Conclusion

The field of web operations is exciting. The career of a site reliability engineer is fascinating. In a single day, we can oversee datacenter cabinet installs, review a SAN fiber fabric, troubleshoot an 802.11ad link aggregation problem, tune the number of allowed firewall states in front of the web architecture, review anomalistic database performance and track it back to an unexpected rebuild on a storage array, identify a slow database query and apply some friendly pressure to engineering to "fix it now," recompile PHP due to a C compiler bug, roll out an urgent security update across several hundred machines, combine JavaScript files to reduce HTTP requests per user session, explain to management why attempting a sub-one-minute cross-continent failover design isn't a "good idea" on the budget they're offering, and develop a deployment plan to switch an architecture from one load balancer vendor to another. Yowsers!

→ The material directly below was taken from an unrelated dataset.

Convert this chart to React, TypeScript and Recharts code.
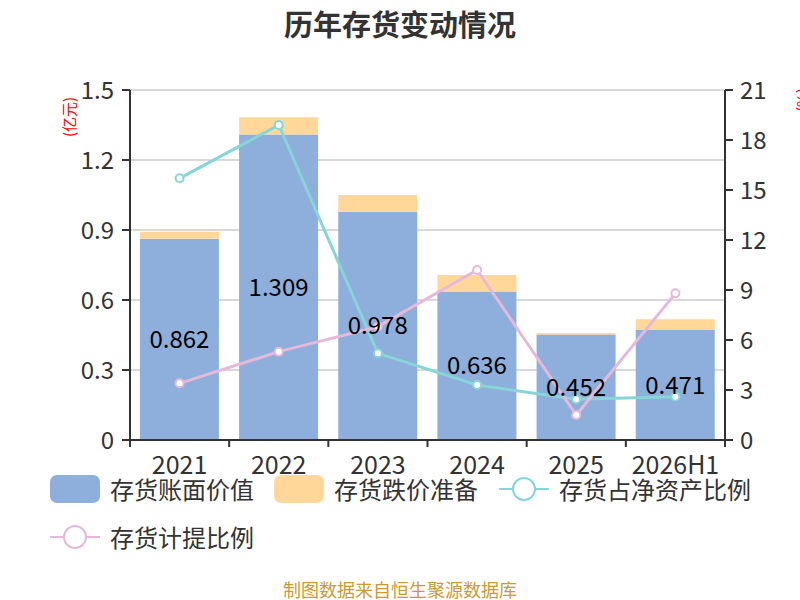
import React from 'react';
import { ComposedChart, Bar, Line, XAxis, YAxis, CartesianGrid, LabelList } from 'recharts';

const years = ['2021', '2022', '2023', '2024', '2025', '2026H1'];
const bookValue = [0.862, 1.309, 0.978, 0.636, 0.452, 0.471];
const impairment = [0.031, 0.074, 0.072, 0.071, 0.007, 0.046];
const netAssetRatio = [15.7, 18.9, 5.2, 3.3, 2.45, 2.6];
const provisionRatio = [3.4, 5.3, 6.8, 10.2, 1.5, 8.8];
const leftTicks = [0, 0.3, 0.6, 0.9, 1.2, 1.5];
const rightTicks = [0, 3, 6, 9, 12, 15, 18, 21];

const data = years.map((y, i) => ({
  name: y,
  book: bookValue[i],
  imp: impairment[i],
  net: netAssetRatio[i],
  prov: provisionRatio[i],
}));

const FONT = '"Noto Sans CJK SC", "Noto Sans", sans-serif';
const BLUE = '#8eaedb';
const ORANGE = '#ffd899';
const TEAL = '#86d5d8';
const PINK = '#e6b9da';

const PLOT_LEFT = 130;
const PLOT_RIGHT = 725;
const BAND = (PLOT_RIGHT - PLOT_LEFT) / years.length;

// x ticks sit on the category borders, labels in the middle
const XTick = (props: any) => {
  const { x, y, payload, index } = props;
  const left = x - BAND / 2;
  return (
    <g>
      <line x1={left} y1={y} x2={left} y2={y + 7} stroke="#333" strokeWidth={2} />
      {index === years.length - 1 && (
        <line x1={x + BAND / 2} y1={y} x2={x + BAND / 2} y2={y + 7} stroke="#333" strokeWidth={2} />
      )}
      <text x={x} y={y + 34} textAnchor="middle" fill="#333" fontSize={25} fontFamily={FONT}>
        {payload.value}
      </text>
    </g>
  );
};

const LegendRect = ({ color }: { color: string }) => (
  <div style={{ width: 50, height: 28, borderRadius: 7, background: color }} />
);

const LegendLine = ({ color }: { color: string }) => (
  <svg width={50} height={28}>
    <line x1={0} y1={14} x2={50} y2={14} stroke={color} strokeWidth={2} />
    <circle cx={25} cy={14} r={11} fill="#fff" stroke={color} strokeWidth={2} />
  </svg>
);

const legendText: React.CSSProperties = { fontSize: 24, color: '#333', marginLeft: 10, lineHeight: '28px' };

export default function App() {
  return (
    <div style={{ position: 'absolute', left: 0, top: 0, width: 800, height: 600, background: '#fff', fontFamily: FONT, overflow: 'hidden' }}>
      <div style={{ position: 'absolute', top: 2, width: 800, textAlign: 'center', fontSize: 29, fontWeight: 'bold', color: '#333' }}>
        历年存货变动情况
      </div>
      <ComposedChart
        width={800}
        height={600}
        data={data}
        margin={{ top: 90, right: 0, bottom: 130, left: 0 }}
        barCategoryGap="10%"
      >
        <CartesianGrid vertical={false} stroke="#ccc" strokeWidth={1.5} yAxisId="left" />
        <XAxis
          dataKey="name"
          yAxisId="left"
          height={30}
          axisLine={{ stroke: '#333', strokeWidth: 2 }}
          tickLine={false}
          tickSize={0}
          tickMargin={0}
          interval={0}
          tick={XTick}
        />
        <YAxis
          yAxisId="left"
          width={130}
          domain={[0, 1.5]}
          ticks={leftTicks}
          axisLine={{ stroke: '#333', strokeWidth: 2 }}
          tickLine={{ stroke: '#333', strokeWidth: 2 }}
          tickSize={8}
          tickMargin={8}
          tick={{ fill: '#333', fontSize: 24, fontFamily: FONT }}
          label={{
            content: () => (
              <text x={68} y={117} transform="rotate(-90 68 117)" textAnchor="middle" dominantBaseline="central" fill="#f00" fontSize={15} fontFamily={FONT}>
                (亿元)
              </text>
            ),
          }}
        />
        <YAxis
          yAxisId="right"
          orientation="right"
          width={75}
          domain={[0, 21]}
          ticks={rightTicks}
          axisLine={{ stroke: '#333', strokeWidth: 2 }}
          tickLine={{ stroke: '#333', strokeWidth: 2 }}
          tickSize={8}
          tickMargin={7}
          tick={{ fill: '#333', fontSize: 24, fontFamily: FONT }}
          label={{
            content: () => (
              <text x={801} y={100} transform="rotate(-90 801 100)" textAnchor="middle" dominantBaseline="central" fill="#f00" fontSize={15} fontFamily={FONT}>
                (%)
              </text>
            ),
          }}
        />
        <Bar yAxisId="left" dataKey="book" stackId="a" fill={BLUE} isAnimationActive={false}>
          <LabelList dataKey="book" position="center" fill="#000" fontSize={24} fontFamily={FONT} />
        </Bar>
        <Bar yAxisId="left" dataKey="imp" stackId="a" fill={ORANGE} isAnimationActive={false} />
        <Line
          yAxisId="right"
          dataKey="net"
          type="linear"
          stroke={TEAL}
          strokeWidth={3}
          dot={{ r: 4, fill: '#fff', stroke: TEAL, strokeWidth: 2 }}
          isAnimationActive={false}
        />
        <Line
          yAxisId="right"
          dataKey="prov"
          type="linear"
          stroke={PINK}
          strokeWidth={3}
          dot={{ r: 4, fill: '#fff', stroke: PINK, strokeWidth: 2 }}
          isAnimationActive={false}
        />
      </ComposedChart>
      <div style={{ position: 'absolute', left: 50, top: 475, display: 'flex', alignItems: 'center' }}>
        <LegendRect color={BLUE} />
        <span style={legendText}>存货账面价值</span>
      </div>
      <div style={{ position: 'absolute', left: 274, top: 475, display: 'flex', alignItems: 'center' }}>
        <LegendRect color={ORANGE} />
        <span style={legendText}>存货跌价准备</span>
      </div>
      <div style={{ position: 'absolute', left: 499, top: 475, display: 'flex', alignItems: 'center' }}>
        <LegendLine color={TEAL} />
        <span style={legendText}>存货占净资产比例</span>
      </div>
      <div style={{ position: 'absolute', left: 50, top: 523, display: 'flex', alignItems: 'center' }}>
        <LegendLine color={PINK} />
        <span style={legendText}>存货计提比例</span>
      </div>
      <div style={{ position: 'absolute', top: 577, width: 800, textAlign: 'center', fontSize: 18, lineHeight: '24px', color: '#cc9933' }}>
        制图数据来自恒生聚源数据库
      </div>
    </div>
  );
}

The part that keeps me fascinated is witnessing the awesomeness of continuous and unique collisions between theory and practice. Because we are responsible for "correct operation" of the whole architecture, traditional boundaries are removed in a fashion that allows us to freely explore the complete pathology of failures.

Pursuing a career in web operations places you in a position to be one of the most critical people in your organization's online pursuits. If you do it well, you stand to make the Web a better place for everyone.